Yesterday was a special day for Laurence (his 26th sobriety anniversary, since you asked), marked by cards and visits from friends, and a great sense of pride. Me pushing off on Camino was the only downside – though, to be fair to him, he always says that he’s delighted I’m doing this adventure, and he really misses me.

I’m taking less with me this time. It’s a conscious choice, given the slightly dodgy state of my feet. But the consequence is that I have been more particular about my packing than ever, and I’m not a casual packer. It has paid off – the rucksack is significantly lighter.
The train to London was on time, and I stayed the night at my youngest daughter’s in Hackney. An Uber came at 04.55 to take me to St Pancras, but though I was there before check in had opened, the queue was immense. However, once they did open things moved pretty fast. We were in Paris by 10am local time.

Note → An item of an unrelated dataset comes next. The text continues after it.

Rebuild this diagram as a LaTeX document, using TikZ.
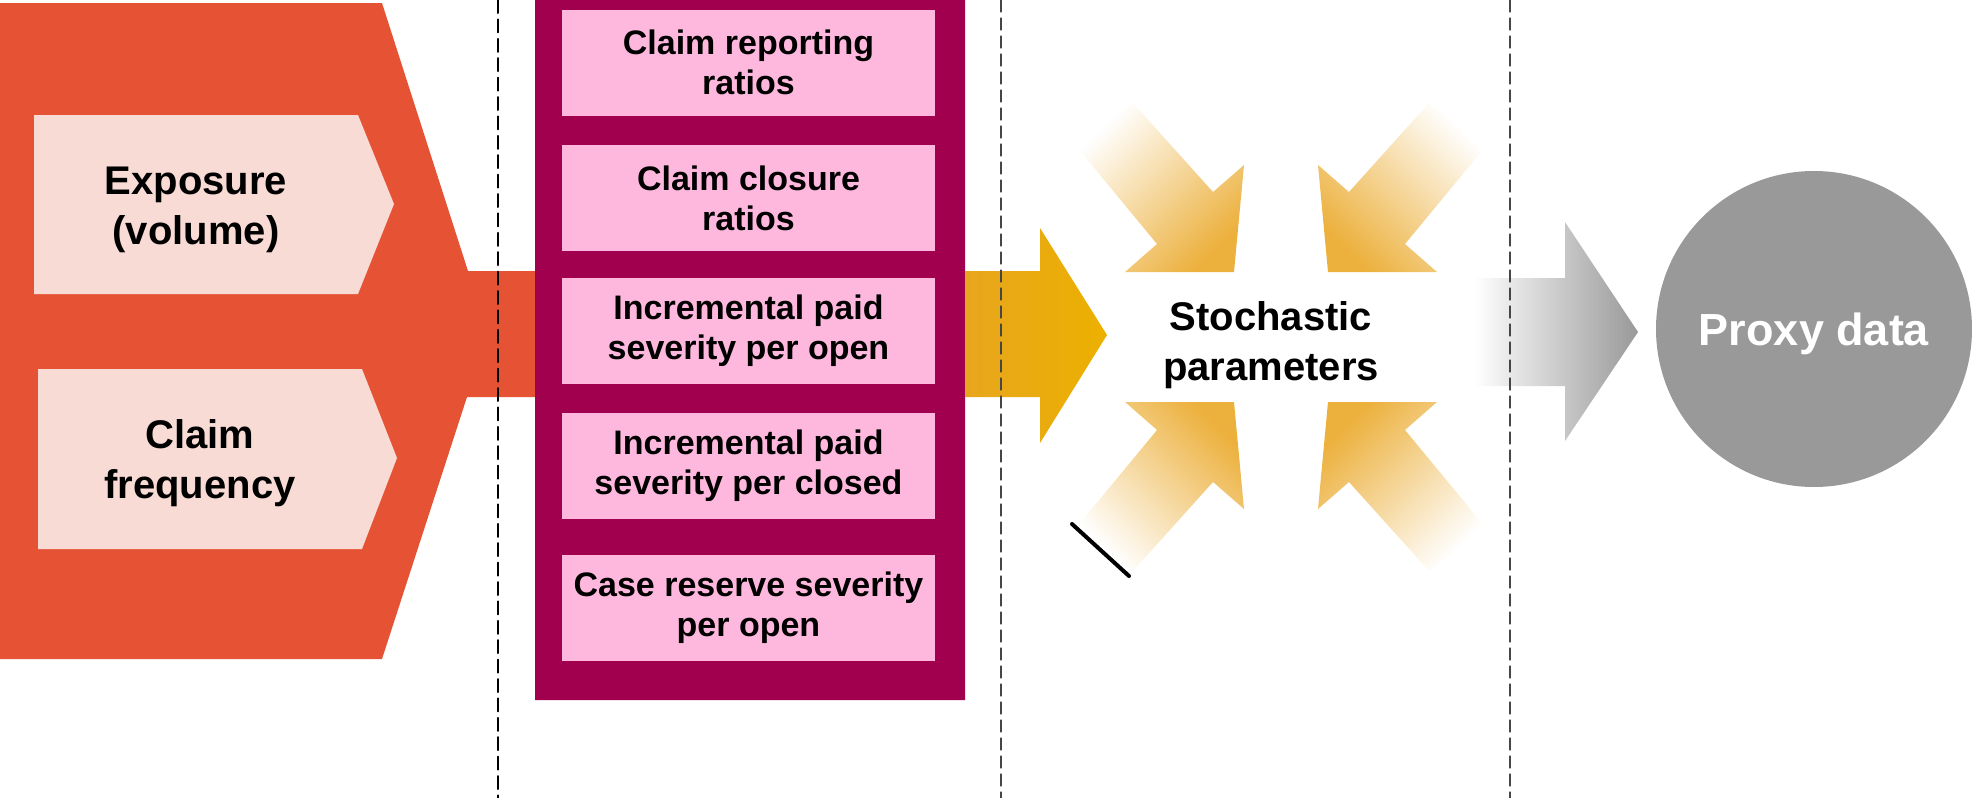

A simple Metro transfer took me to Montparnasse. I visited a market for some bits to eat on the onward journey, and got the obligatory luggage tags you have to have on everything you own (Is it someone’s bag or is it a bomb?) and we left for the Southwest at midday.

It is hard to exaggerate how enormous French trains are. The TGV ones are very long double trains, with up to twenty passenger units. All of these are double-deckers. All of them run on standard guage track. Why do we have such small ones?
Part of the answer may be to do with the differing human geography. France has four times the land mass of England alone, and a slightly smaller population. Taking space for railways is much more contentious in England; monstrous units like they have in France would be even harder to sell.

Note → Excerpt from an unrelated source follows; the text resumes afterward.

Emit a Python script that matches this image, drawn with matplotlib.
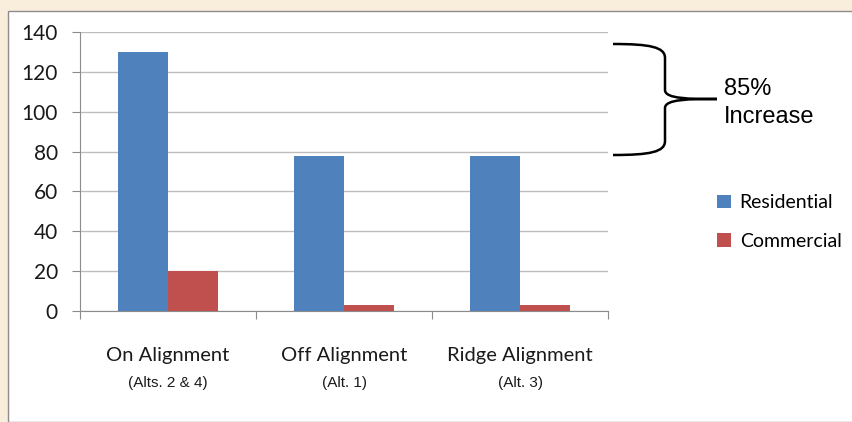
import numpy as np
import matplotlib.pyplot as plt
from matplotlib.patches import Rectangle, PathPatch
from matplotlib.path import Path

# data
categories = ['On Alignment', 'Off Alignment', 'Ridge Alignment']
subtitles = ['(Alts. 2 & 4)', '(Alt. 1)', '(Alt. 3)']
residential = [130, 78, 78]
commercial = [20, 3, 3]
yticks = [0, 20, 40, 60, 80, 100, 120, 140]

blue = '#4F81BD'
red = '#C0504D'
W, H = 853, 422

fig = plt.figure(figsize=(W / 100, H / 100), dpi=100)
fig.patch.set_facecolor('#F9EEDC')

# white panel with thin border
fig.patches.append(Rectangle((8 / W, 0), 1, 1 - 11 / H, transform=fig.transFigure,
                             facecolor='white', edgecolor='#8C8C8C', lw=1, zorder=-10))

ax = fig.add_axes([80 / W, 1 - 311 / H, 528 / W, 279 / H])
ax.set_facecolor('none')

x = np.arange(len(categories)) + 0.5
w = 0.285
ax.bar(x - w / 2, residential, w, color=blue, label='Residential', zorder=3)
ax.bar(x + w / 2, commercial, w, color=red, label='Commercial', zorder=3)

ax.set_xlim(0, 3)
ax.set_ylim(0, 140)
ax.set_yticks(yticks)
ax.yaxis.grid(True, color='#BDBDBD', lw=1)
ax.set_axisbelow(True)
for s in ['top', 'right']:
    ax.spines[s].set_visible(False)
for s in ['left', 'bottom']:
    ax.spines[s].set_color('#8C8C8C')
ax.tick_params(axis='y', length=6, color='#8C8C8C', labelsize=15, pad=10)
ax.set_xticks([0, 1, 2, 3])
ax.set_xticklabels([])
ax.tick_params(axis='x', which='major', length=6, color='#8C8C8C')
ax.set_xticks(x, minor=True)
ax.set_xticklabels(categories, minor=True, fontsize=14.5)
ax.tick_params(axis='x', which='minor', length=0, pad=26)
for lab in ax.get_yticklabels() + ax.get_xticklabels(minor=True):
    lab.set_family('Lato')
    lab.set_color('#1A1A1A')

for xi, sub in zip(x, subtitles):
    ax.text(xi, -0.258, sub, transform=ax.get_xaxis_transform(), ha='center', va='center',
            fontsize=11, family='Liberation Sans', color='#1A1A1A')

# brace
def fp(px, py):
    return (px / W, 1 - py / H)

verts = [fp(613, 44), fp(650, 44), fp(665, 47), fp(665, 58),
         fp(665, 90),
         fp(665, 99), fp(690, 99), fp(717, 99),
         fp(690, 99), fp(665, 99), fp(665, 108),
         fp(665, 141),
         fp(665, 152), fp(650, 155), fp(613, 155)]
codes = [Path.MOVETO, Path.CURVE4, Path.CURVE4, Path.CURVE4,
         Path.LINETO,
         Path.CURVE4, Path.CURVE4, Path.CURVE4,
         Path.CURVE4, Path.CURVE4, Path.CURVE4,
         Path.LINETO,
         Path.CURVE4, Path.CURVE4, Path.CURVE4]
fig.patches.append(PathPatch(Path(verts, codes), transform=fig.transFigure,
                             facecolor='none', edgecolor='black', lw=1.8))
fig.text(724 / W, 1 - 103 / H, '85%\nIncrease', ha='left', va='center', fontsize=17,
         family='Liberation Sans', linespacing=1.3)

leg = ax.legend(loc='center left', bbox_to_anchor=(717 / W, 1 - 222 / H),
                bbox_transform=fig.transFigure, frameon=False, borderpad=0, borderaxespad=0,
                prop={'family': 'Lato', 'size': 14}, handlelength=0.72, handleheight=0.72,
                handletextpad=0.45, labelspacing=1.1)

fig.savefig('out.png', dpi=100)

Mind you it’s not all wine and roses. The route Paris-Bordeaux is very very fast – 300 kph – but the route down to Bayonne and to the border at Hendaye pootles along at about 130 kph and sometimes a lot less, which feels slow after the lightning speed of the first leg.
When we got off at Bayonne, the heat absolutely hit us. It is 34 degrees today. There were a lot of people huddling in the coolest spots they could find, and nobody in the direct sun. Thankfully, this fourth leg of my journey, to get me to where I pick up the trail, is blissfully air-conditioned.

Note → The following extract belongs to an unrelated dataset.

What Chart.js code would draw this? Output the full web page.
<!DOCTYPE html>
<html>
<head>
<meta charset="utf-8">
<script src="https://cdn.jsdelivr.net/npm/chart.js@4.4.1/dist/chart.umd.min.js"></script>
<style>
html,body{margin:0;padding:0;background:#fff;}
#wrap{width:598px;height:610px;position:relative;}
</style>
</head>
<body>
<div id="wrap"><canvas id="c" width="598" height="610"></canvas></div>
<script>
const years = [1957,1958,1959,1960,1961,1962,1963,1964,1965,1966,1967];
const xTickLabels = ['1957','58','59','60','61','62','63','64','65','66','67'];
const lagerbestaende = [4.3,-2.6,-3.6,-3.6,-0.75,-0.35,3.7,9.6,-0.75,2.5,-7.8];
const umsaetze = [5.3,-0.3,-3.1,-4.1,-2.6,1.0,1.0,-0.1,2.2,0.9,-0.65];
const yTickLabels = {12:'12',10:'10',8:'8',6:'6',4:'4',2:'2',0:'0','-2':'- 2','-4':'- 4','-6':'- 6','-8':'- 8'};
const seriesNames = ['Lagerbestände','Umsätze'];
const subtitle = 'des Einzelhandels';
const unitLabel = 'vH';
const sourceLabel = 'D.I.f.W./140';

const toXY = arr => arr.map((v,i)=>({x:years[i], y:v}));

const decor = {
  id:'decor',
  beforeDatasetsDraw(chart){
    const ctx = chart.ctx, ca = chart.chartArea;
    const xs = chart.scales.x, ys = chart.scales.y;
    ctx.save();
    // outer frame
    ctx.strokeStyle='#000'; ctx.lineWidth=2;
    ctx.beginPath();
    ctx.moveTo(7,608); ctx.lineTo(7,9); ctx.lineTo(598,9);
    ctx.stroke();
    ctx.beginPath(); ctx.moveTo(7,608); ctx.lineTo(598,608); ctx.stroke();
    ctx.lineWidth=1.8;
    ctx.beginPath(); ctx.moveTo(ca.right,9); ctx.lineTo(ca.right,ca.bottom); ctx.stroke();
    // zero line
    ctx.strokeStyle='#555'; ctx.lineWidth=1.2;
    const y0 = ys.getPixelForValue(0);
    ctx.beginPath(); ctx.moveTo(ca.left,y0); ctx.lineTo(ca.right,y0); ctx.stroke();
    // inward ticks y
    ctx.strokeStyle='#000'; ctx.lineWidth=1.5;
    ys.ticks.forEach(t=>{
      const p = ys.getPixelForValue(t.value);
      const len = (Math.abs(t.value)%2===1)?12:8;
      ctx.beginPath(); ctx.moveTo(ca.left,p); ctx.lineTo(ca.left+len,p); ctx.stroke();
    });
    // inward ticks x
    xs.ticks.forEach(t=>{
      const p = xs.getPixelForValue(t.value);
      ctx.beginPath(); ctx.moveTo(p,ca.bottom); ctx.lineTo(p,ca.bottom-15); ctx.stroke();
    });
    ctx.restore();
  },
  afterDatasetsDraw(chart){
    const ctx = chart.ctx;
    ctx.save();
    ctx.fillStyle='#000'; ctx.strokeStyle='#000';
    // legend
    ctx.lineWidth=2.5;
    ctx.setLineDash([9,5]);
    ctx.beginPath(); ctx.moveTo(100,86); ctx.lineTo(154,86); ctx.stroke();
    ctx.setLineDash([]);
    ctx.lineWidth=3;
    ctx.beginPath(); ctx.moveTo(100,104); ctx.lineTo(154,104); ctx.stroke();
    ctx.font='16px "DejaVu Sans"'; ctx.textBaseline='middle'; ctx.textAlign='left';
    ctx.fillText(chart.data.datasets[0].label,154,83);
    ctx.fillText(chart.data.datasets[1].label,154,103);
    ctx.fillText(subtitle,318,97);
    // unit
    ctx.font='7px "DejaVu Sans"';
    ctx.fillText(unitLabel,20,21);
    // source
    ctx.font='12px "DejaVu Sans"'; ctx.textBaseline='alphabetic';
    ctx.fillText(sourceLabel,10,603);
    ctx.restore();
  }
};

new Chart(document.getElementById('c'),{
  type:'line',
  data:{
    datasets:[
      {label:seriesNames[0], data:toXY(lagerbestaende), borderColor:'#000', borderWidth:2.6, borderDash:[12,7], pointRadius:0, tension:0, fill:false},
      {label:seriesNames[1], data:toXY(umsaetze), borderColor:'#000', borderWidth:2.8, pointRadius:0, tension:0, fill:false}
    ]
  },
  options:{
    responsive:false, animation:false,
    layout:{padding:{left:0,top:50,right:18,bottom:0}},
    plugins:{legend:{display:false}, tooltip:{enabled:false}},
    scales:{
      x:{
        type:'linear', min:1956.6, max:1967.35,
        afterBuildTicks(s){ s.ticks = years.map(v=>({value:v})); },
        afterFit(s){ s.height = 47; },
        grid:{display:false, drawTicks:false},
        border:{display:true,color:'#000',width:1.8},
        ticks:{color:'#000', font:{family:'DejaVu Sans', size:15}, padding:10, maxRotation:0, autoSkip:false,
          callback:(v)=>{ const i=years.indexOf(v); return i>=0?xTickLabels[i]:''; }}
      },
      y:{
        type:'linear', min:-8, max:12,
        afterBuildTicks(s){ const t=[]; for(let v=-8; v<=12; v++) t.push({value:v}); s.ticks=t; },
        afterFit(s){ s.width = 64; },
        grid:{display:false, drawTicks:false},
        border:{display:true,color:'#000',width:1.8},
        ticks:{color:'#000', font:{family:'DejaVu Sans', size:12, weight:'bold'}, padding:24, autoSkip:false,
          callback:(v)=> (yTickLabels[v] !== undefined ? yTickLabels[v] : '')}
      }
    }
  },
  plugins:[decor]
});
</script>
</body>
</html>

Orthez was much the same, but because it was two hours later it didn’t feel as feel as fierce. It is a beautiful town, and where I staying is in the old historic centre.


It was too hot to go for more than a brief stroll this evening – I had hoped to get to the advertised Saturday evening mass at the lovely old church. But when I turned up at the advertised time it was barred and bolted. No explanation, not even ‘fermeture exceptionnel’! I was rather disappointed, and returned to my digs. In any event, today started at 4am and I am ready for an early night before I get on the road tomorrow.